Собственно, все города-метрополии повторяют, в массовом порядке, как в увеличительном стекле, конструкцию индивидуального жилища. А жилище таиландца — это конструкция на сваях: из-за наводнений и, может быть, чтобы уберечься от разных земноводных тварей, кишащих внизу. Так или иначе, классическое жилье напоминает скворечник или что-то вроде кормушек для птиц — эти традиционные постройки можно увидеть в деревнях или в старых, трущобных частях Бангкока, по берегам городских каналов; эти платформы на сваях облеплены людьми — они сидят на корточках, как будто присевшие на гигантский стол птицы. Это смещение масштабов — и в городской перспективе, и в дарвиновской иерархии видов, когда небо становится крышей дома, а человек птицей или даже насекомым, — еще больше чувствуется по ночам, когда толпы выходят на городские рынки, вокруг каналов и на площадях. Это сотни и тысячи прилавков и лотков с едой. Я не буду сейчас вникать в хорошо известные ритуалы таиландской кухни.
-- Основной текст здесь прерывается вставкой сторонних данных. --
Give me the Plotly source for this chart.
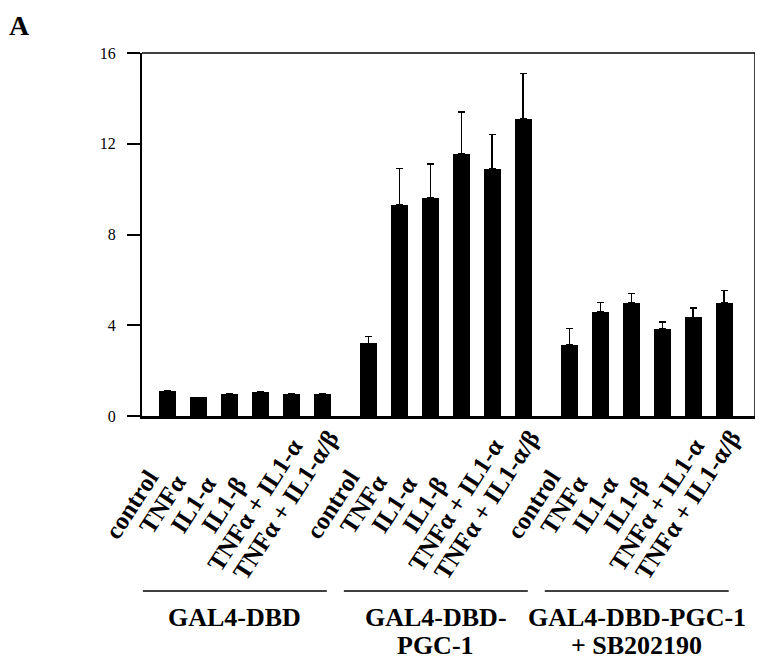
import plotly.graph_objects as go

conditions = ["control", "TNFα", "IL1-α", "IL1-β", "TNFα + IL1-α", "TNFα + IL1-α/β"]
group_titles = [["GAL4-DBD"], ["GAL4-DBD-", "PGC-1"], ["GAL4-DBD-PGC-1", "+ SB202190"]]

values_dbd = [1.1, 0.82, 0.98, 1.05, 0.98, 0.98]
values_pgc = [3.2, 9.3, 9.6, 11.55, 10.9, 13.1]
values_sb = [3.15, 4.6, 5.0, 3.85, 4.35, 5.0]

err_dbd = [0, 0, 0, 0, 0, 0]
err_pgc = [0.3, 1.6, 1.5, 1.85, 1.5, 2.0]
err_sb = [0.7, 0.4, 0.4, 0.3, 0.4, 0.53]

y_ticks = [0, 4, 8, 12, 16]

all_values = [values_dbd, values_pgc, values_sb]
all_errs = [err_dbd, err_pgc, err_sb]

GROUP_STEP = 6.5
SERIF = "Liberation Serif"

xs, ys, es, labels = [], [], [], []
for g, (vals, errs) in enumerate(zip(all_values, all_errs)):
    for i, (v, e) in enumerate(zip(vals, errs)):
        xs.append(g * GROUP_STEP + i)
        ys.append(v)
        es.append(e)
        labels.append(conditions[i])

fig = go.Figure()
fig.add_trace(go.Bar(
    x=xs, y=ys, width=0.55,
    marker=dict(color="black", line=dict(width=0)),
    error_y=dict(type="data", array=es, arrayminus=[0] * len(es), symmetric=False,
                 color="black", thickness=1.5, width=3.5),
    showlegend=False,
))

shapes = []
annotations = []

# rotated condition labels
for x, lab in zip(xs, labels):
    annotations.append(dict(xref="x", yref="paper", x=x, y=-0.245, xshift=-36,
                            text=lab, showarrow=False, textangle=-57,
                            xanchor="center", yanchor="middle",
                            font=dict(family=SERIF, size=25, color="black", weight="bold")))

n = len(conditions)
for g, title in enumerate(group_titles):
    x0 = g * GROUP_STEP - 0.8
    x1 = g * GROUP_STEP + (n - 1) + 0.15
    shapes.append(dict(type="line", xref="x", yref="paper", x0=x0, x1=x1, y0=-0.482, y1=-0.482,
                       line=dict(color="black", width=1.5)))
    xm = (x0 + x1) / 2
    for k, line in enumerate(title):
        annotations.append(dict(xref="x", yref="paper", x=xm, y=-0.556 - 0.077 * k,
                                text=line, showarrow=False, xanchor="center", yanchor="middle",
                                font=dict(family=SERIF, size=26, color="black", weight="bold")))

# top and right frame lines
shapes.append(dict(type="line", xref="paper", yref="paper", x0=0, x1=1, y0=1, y1=1,
                   line=dict(color="black", width=1.5)))
shapes.append(dict(type="line", xref="paper", yref="paper", x0=1, x1=1, y0=0, y1=1,
                   line=dict(color="black", width=1.5)))

annotations.append(dict(xref="paper", yref="paper", x=-0.2186, y=1.122, text="A", showarrow=False,
                        xanchor="left", yanchor="top", borderpad=0,
                        font=dict(family=SERIF, size=28, color="black", weight="bold")))

fig.update_layout(
    width=755, height=653,
    margin=dict(l=134, r=8, t=45, b=245),
    plot_bgcolor="white", paper_bgcolor="white",
    shapes=shapes, annotations=annotations,
    xaxis=dict(range=[-0.83, 19.0], showticklabels=False, ticks="",
               showline=True, linecolor="black", linewidth=3,
               showgrid=False, zeroline=False),
    yaxis=dict(range=[0, 16], tickmode="array", tickvals=y_ticks, ticks="outside",
               ticklen=13, tickwidth=2, tickcolor="black", showline=True, linecolor="black",
               linewidth=2, showgrid=False, zeroline=False, ticklabelstandoff=8,
               tickfont=dict(family=SERIF, size=16, color="black")),
    bargap=0,
)

fig.write_html("out.html")
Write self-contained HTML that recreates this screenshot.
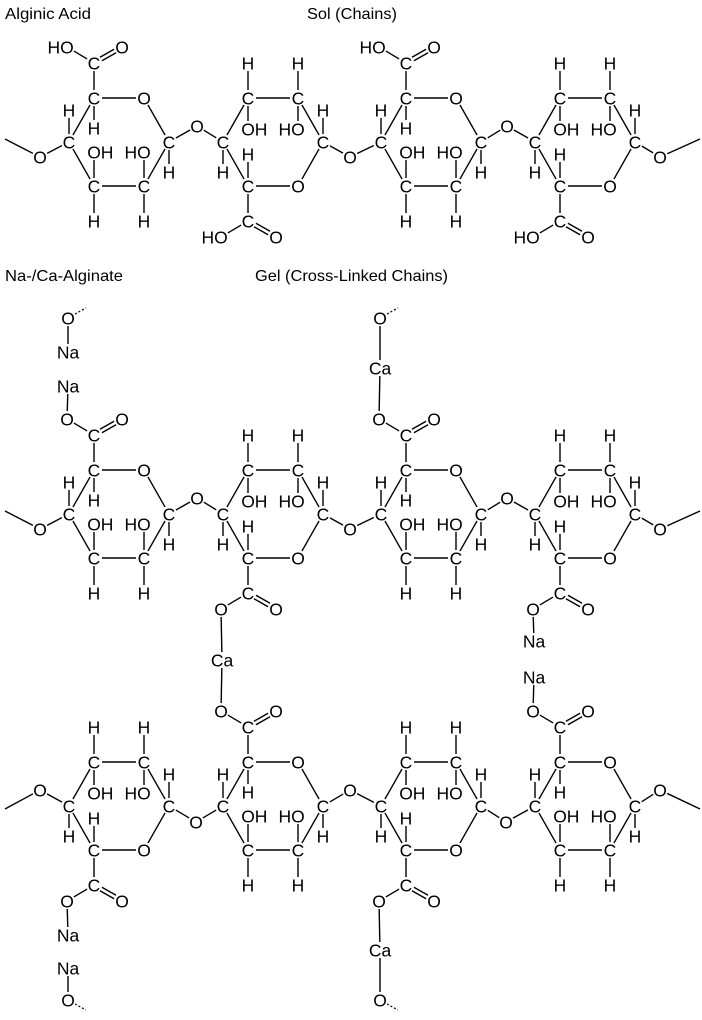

Я лишь отмечу, что в сказочном наборе кастрюль всех видов и размеров, сковородок, решеток гриля, шампуров и шумовок жарится, варится, парится и маринуется все на свете — от бараньих пупков и вермишели в птичьем бульоне до жареных кузнечиков и печеных жуков (деликатес, выращиваемый в слоновьем навозе). Над каждым таким лотком — передвижной кухней — подвешен фонарь, и весь гигантский рынок подсвечен этими горящими в ночи светляками так, что лица людей, высвеченные лампой фонаря, в этих парах начинают сами походить на ночных бабочек, перелетающих от лотка к лотку под высвеченным потолком небес.